Kth number
Time Limit: 15000/5000 MS (Java/Others) Memory Limit: 32768/32768 K (Java/Others)
Total Submission(s): 15329 Accepted Submission(s): 4600
Problem Description
Give you a sequence and ask you the kth big number of a inteval.
Input
The first line is the number of the test cases.
For each test case, the first line contain two integer n and m (n, m <= 100000), indicates the number of integers in the sequence and the number of the quaere.
The second line contains n integers, describe the sequence.
Each of following m lines contains three integers s, t, k.

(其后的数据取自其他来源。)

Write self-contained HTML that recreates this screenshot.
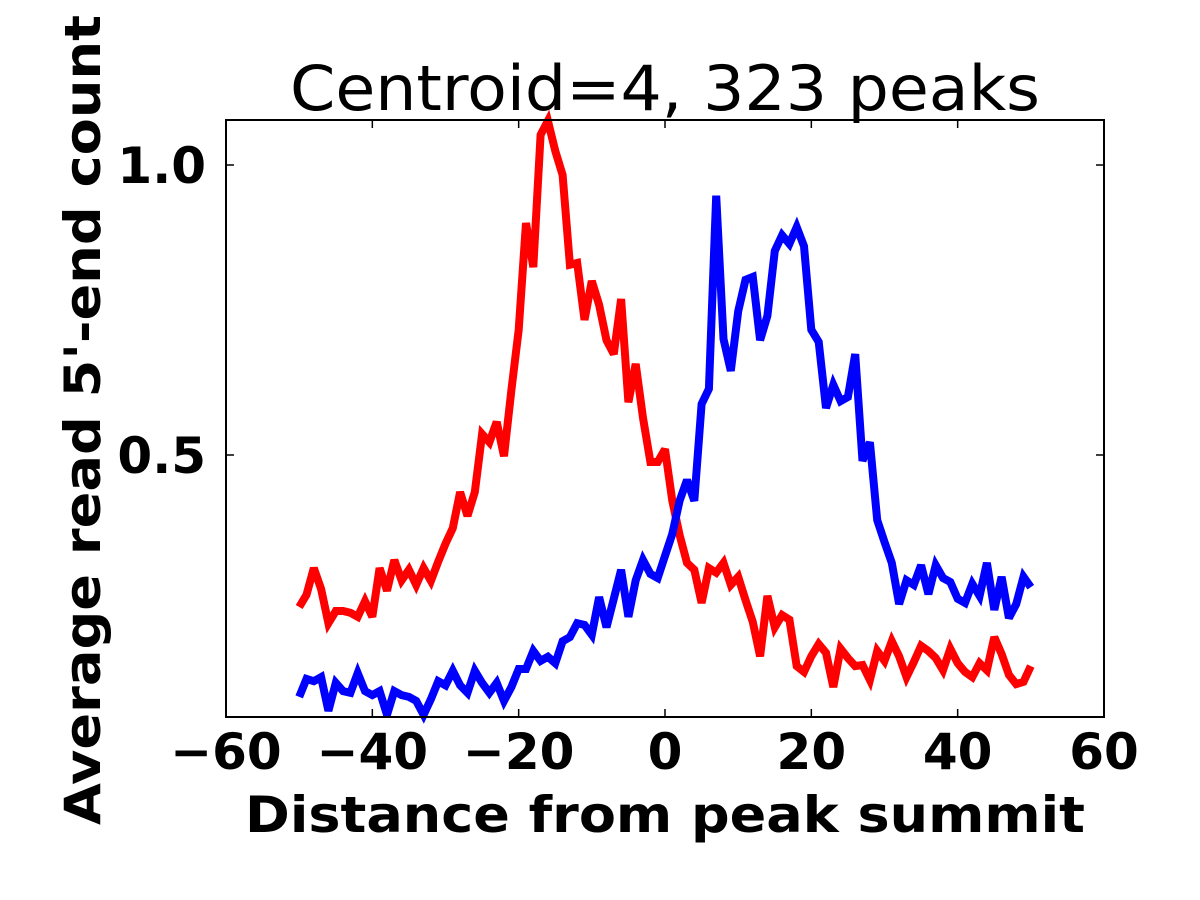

[s, t] indicates the interval and k indicates the kth big number in interval [s, t]
Output
For each test case, output m lines. Each line contains the kth big number.
Sample Input
1 10 1 1 4 2 3 5 6 7 8 9 0 1 3 2
Sample Output
2
题意:求区间第K大的数
思路:主席树的模版题(大家可以看这个博主的视频,我感觉讲的不错)
代码:
#include<bits/stdc++.h>
using namespace std;
const int N=1e5+10;
int cnt,root[N],a[N];
int n,m;
struct node
{
int l,r,sum;
}T[N*40];
vector<int>v;
int getid(int x)
{
return lower_bound(v.begin(),v.end(),x)-v.begin()+1;
}
void update(int l,int r,int &x,int y,int pos)
{
T[++cnt]=T[y],T[cnt].sum++,x=cnt;
if(l==r)return;
int mid=(l+r)/2;
if(pos<=mid)update(l,mid,T[x].l,T[y].l,pos);
else update(mid+1,r,T[x].r,T[y].r,pos);
}
int query(int l,int r,int x,int y,int k)
{
if(l==r)return l;
int mid=(l+r)/2;
int sum=T[T[y].l].sum-T[T[x].l].sum;
if(sum>=k)return query(l,mid,T[x].l,T[y].l,k);
else return query(mid+1,r,T[x].r,T[y].r,k-sum);
}
int main()
{
int T;
scanf("%d",&T);
while(T--)
{
scanf("%d%d",&n,&m);
cnt=0;
memset(root,0,sizeof(root));
v.clear();
for(int i=1;i<=n;i++)
{
scanf("%d",&a[i]);
v.push_back(a[i]);
}
sort(v.begin(),v.end()),v.erase(unique(v.begin(),v.end()),v.end());
for(int i=1;i<=n;i++)
{
update(1,n,root[i],root[i-1],getid(a[i]));
}
for(int i=1;i<=m;i++)
{
int x,y,k;
scanf("%d%d%d",&x,&y,&k);
printf("%d\n",v[query(1,n,root[x-1],root[y],k)-1]);
}
}
return 0;
}